#### [Given data]
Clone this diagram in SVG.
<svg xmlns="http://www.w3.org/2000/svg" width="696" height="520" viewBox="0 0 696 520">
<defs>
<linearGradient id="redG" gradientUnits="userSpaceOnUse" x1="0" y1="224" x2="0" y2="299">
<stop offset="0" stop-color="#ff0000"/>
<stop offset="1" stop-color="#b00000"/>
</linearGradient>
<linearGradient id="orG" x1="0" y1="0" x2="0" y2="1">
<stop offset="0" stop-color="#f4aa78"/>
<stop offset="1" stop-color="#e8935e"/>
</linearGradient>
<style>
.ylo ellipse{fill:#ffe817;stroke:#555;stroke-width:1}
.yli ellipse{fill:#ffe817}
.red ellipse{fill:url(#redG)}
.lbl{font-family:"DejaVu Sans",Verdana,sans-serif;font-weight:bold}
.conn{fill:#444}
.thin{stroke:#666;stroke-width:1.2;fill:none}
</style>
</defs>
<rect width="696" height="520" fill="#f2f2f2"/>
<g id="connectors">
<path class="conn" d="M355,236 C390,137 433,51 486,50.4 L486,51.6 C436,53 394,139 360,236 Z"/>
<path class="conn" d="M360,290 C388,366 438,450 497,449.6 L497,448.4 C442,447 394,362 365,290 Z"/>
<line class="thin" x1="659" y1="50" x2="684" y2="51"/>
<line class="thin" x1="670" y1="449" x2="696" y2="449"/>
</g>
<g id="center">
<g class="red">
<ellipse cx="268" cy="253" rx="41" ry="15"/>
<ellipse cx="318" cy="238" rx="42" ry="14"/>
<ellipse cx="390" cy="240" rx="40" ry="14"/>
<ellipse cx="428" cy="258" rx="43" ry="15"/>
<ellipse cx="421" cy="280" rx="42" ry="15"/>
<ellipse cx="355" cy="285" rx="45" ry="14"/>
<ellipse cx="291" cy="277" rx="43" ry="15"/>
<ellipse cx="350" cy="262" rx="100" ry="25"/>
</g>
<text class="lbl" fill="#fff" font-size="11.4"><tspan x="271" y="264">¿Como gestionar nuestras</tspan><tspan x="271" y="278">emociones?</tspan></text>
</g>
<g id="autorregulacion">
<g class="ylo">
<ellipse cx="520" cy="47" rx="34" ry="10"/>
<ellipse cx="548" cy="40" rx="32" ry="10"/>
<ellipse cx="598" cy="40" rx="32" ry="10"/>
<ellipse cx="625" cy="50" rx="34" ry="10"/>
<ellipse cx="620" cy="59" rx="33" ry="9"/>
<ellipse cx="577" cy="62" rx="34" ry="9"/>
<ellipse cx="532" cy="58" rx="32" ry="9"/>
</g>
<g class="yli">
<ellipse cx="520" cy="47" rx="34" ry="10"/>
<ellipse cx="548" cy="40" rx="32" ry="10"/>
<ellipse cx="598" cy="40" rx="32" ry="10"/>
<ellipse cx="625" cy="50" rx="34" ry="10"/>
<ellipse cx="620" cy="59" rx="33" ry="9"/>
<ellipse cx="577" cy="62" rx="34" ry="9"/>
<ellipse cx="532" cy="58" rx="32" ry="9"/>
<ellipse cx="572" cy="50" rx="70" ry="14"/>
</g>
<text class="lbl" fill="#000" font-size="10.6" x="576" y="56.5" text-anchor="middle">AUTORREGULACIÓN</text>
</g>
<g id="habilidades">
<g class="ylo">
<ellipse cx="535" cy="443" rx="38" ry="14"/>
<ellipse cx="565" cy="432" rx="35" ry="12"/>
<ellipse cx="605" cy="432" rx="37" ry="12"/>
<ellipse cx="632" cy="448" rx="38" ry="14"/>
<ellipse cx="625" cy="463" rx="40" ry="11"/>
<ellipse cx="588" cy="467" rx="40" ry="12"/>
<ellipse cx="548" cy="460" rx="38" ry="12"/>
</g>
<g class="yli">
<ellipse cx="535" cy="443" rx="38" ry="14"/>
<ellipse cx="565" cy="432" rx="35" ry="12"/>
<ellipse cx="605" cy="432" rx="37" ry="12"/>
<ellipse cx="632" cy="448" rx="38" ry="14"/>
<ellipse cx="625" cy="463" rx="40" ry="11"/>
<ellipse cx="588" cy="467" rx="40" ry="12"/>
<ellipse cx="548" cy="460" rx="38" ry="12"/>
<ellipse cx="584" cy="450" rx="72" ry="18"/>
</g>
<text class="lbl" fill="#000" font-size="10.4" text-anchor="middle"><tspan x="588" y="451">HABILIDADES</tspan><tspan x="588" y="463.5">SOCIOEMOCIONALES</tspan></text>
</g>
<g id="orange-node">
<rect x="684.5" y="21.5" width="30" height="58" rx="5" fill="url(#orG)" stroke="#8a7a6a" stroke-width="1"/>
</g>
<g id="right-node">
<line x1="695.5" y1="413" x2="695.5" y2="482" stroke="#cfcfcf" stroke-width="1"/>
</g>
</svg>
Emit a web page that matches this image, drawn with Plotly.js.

#### [Aim]
Examine the entries and report how many of their lines contain the string "this", giving no more than the number.

#### [Result of the exercise]
2